UPDATE (March 2): The organizers have announced that they are re-scheduling the conference.
“…we unfortunately have decided to cancel…”
That was part of an email waiting for me this morning from Stéphane Grimaldi, the Directeur General of Le Mémorial de Caen in Normandy, France concerning a cartoonists’ conference I was due to attend in April. Mr. Grimaldi explained that because of security concerns and the fact the Memorial’s website had been hacked six times in less than a month, he had no choice but to cancel the meeting of 43 cartoonists from around the world.

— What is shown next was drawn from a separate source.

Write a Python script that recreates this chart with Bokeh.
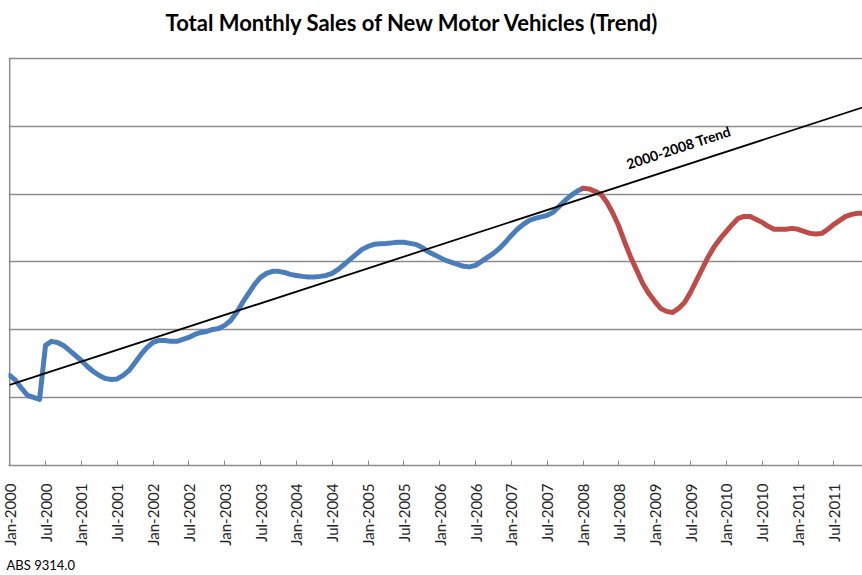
import math
from bokeh.plotting import figure
from bokeh.models import Range1d, FixedTicker, Label, LinearAxis
from bokeh.embed import file_html
from bokeh.resources import INLINE

# ---- data (month index 0 = Jan-2000) ----
months_blue = list(range(0, 97))
sales_blue = [
    66640, 66270, 65680, 65160, 65020, 64870, 68850, 69150, 69070, 68850,
    68480, 68110, 67740, 67300, 66930, 66640, 66420, 66340, 66380, 66640,
    67010, 67600, 68190, 68700, 69070, 69220, 69220, 69150, 69150, 69290,
    69440, 69660, 69810, 69880, 70030, 70100, 70330, 70690, 71280, 72020,
    72690, 73350, 73870, 74160, 74310, 74310, 74230, 74090, 74010, 73940,
    73900, 73900, 73940, 74010, 74160, 74460, 74820, 75190, 75560, 75930,
    76150, 76300, 76340, 76370, 76410, 76450, 76450, 76370, 76300, 76080,
    75780, 75560, 75340, 75120, 74970, 74820, 74680, 74640, 74750, 75050,
    75340, 75640, 76000, 76450, 76960, 77410, 77770, 78070, 78220, 78330,
    78440, 78660, 79100, 79540, 79910, 80210, 80430,
]
months_red = list(range(96, 144))
sales_red = [
    80430, 80390, 80210, 79990, 79400, 78590, 77630, 76450, 75340, 74380,
    73420, 72690, 72100, 71580, 71360, 71280, 71580, 72020, 72760, 73640,
    74530, 75410, 76150, 76740, 77260, 77770, 78220, 78360, 78360, 78140,
    77920, 77630, 77410, 77410, 77410, 77480, 77410, 77260, 77110, 77070,
    77110, 77410, 77770, 78070, 78360, 78510, 78590, 78590,
]
trend_months = [0, 143]
trend_values = [65940, 86420]

tick_months = list(range(0, 139, 6))
tick_labels = [
    "Jan-2000", "Jul-2000", "Jan-2001", "Jul-2001", "Jan-2002", "Jul-2002",
    "Jan-2003", "Jul-2003", "Jan-2004", "Jul-2004", "Jan-2005", "Jul-2005",
    "Jan-2006", "Jul-2006", "Jan-2007", "Jul-2007", "Jan-2008", "Jul-2008",
    "Jan-2009", "Jul-2009", "Jan-2010", "Jul-2010", "Jan-2011", "Jul-2011",
]
grid_values = [60000, 65000, 70000, 75000, 80000, 85000, 90000]

title_text = "Total Monthly Sales of New Motor Vehicles (Trend)"
trend_text = "2000-2008 Trend"
source_text = "ABS 9314.0"

FONT = "Lato"
GRID = "#8c8c8c"

x_start, x_end = -0.2, 142.8
y_start, y_end = 60000, 94275   # headroom above the top gridline holds the title

p = figure(width=862, height=575, output_backend="svg", toolbar_location=None,
           x_range=Range1d(x_start, x_end), y_range=Range1d(y_start, y_end),
           min_border_left=8, min_border_right=0, min_border_top=0,
           min_border_bottom=110)
p.outline_line_color = None
p.background_fill_color = "white"

p.yaxis.visible = False
p.xgrid.visible = False
p.ygrid.ticker = FixedTicker(ticks=grid_values)
p.ygrid.grid_line_color = GRID
p.ygrid.grid_line_width = 1.3

ax = p.xaxis[0]
ax.ticker = FixedTicker(ticks=tick_months)
ax.major_label_overrides = {m: lab for m, lab in zip(tick_months, tick_labels)}
ax.major_label_orientation = math.pi / 2
ax.major_tick_in = 5
ax.major_tick_out = 0
ax.major_tick_line_color = GRID
ax.minor_tick_line_color = None
ax.axis_line_color = GRID
ax.axis_line_width = 1.5
ax.major_label_standoff = 18
ax.axis_label_standoff = 0
ax.major_label_text_font = FONT
ax.major_label_text_font_size = "15px"
ax.major_label_text_color = "#222222"

# source note, set as a single-label axis below the date axis
src_pos = 5.2
src_axis = LinearAxis(ticker=FixedTicker(ticks=[src_pos]),
                      major_label_overrides={src_pos: source_text},
                      axis_line_color=None, major_tick_line_color=None,
                      minor_tick_line_color=None, major_label_standoff=2,
                      axis_label_standoff=0,
                      major_label_text_font=FONT, major_label_text_font_size="13px",
                      major_label_text_color="black")
p.add_layout(src_axis, "below")

# vertical axis line, from the bottom to the top gridline
p.line([tick_months[0], tick_months[0]], [grid_values[0], grid_values[-1]],
       line_color=GRID, line_width=1.5)

p.line(months_blue, sales_blue, line_width=5, line_color="#4a7ebb", line_join="round", line_cap="round")
p.line(months_red, sales_red, line_width=5, line_color="#be4b48", line_join="round", line_cap="round")
p.line(trend_months, trend_values, line_width=1.8, line_color="black")

p.add_layout(Label(x=112, y=83450, text=trend_text, angle=0.318, text_align="center",
                   text_baseline="middle", text_font=FONT, text_font_style="bold",
                   text_font_size="14px", text_color="black"))
p.add_layout(Label(x=67.5, y=92650, text=title_text, text_align="center",
                   text_baseline="middle", text_font=FONT, text_font_style="bold",
                   text_font_size="22px", text_color="black"))

open("out.html", "w").write(file_html(p, INLINE))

I fully understand the organizers’ reasons for canceling the event; they have the responsibility of not only the safety of the invited cartoonists but also the safety of the community’s residents and businesses.
However, I was sad and angry when I read the email— sad because these cartoonist gatherings are a wonderful way to meet and get to know my colleagues from all different countries and cultures. We exchange stories about reactions to our cartoons, share what subjects are more difficult to address in each of our countries, and complain about getting paid for our work. This is the only group of people whose eyes light up when discussing the differences of working on a vellum or plate bristol board or the merits of a #1 to a #2 Windsor Newton Series 7 brush. They are an inquisitive bunch and are always up for a debate about current events which inevitably ends in pens being pulled out and restaurant napkin drawings to be passed around and shared.
I was angry about the cancellation because it again reminds me of the Paris murders and the senseless violence which is now a sad fact of my profession. I have said repeatedly ever since the Danish cartoon controversy in 2006 that there is no justification for violence if one is offended by a drawing. You can criticize, reject, ignore, protest, or draw your own opposing cartoon but threats and violence are not justified for any reason. Ever.
Just today, the Islamic State posted a video showing militants destroying Assyrian artifacts which date back to the 9th century. It’s stupefying to watch grown men destroying these priceless works of art because they have decided the sculptures are idols and therefore offensive, just like some cartoons.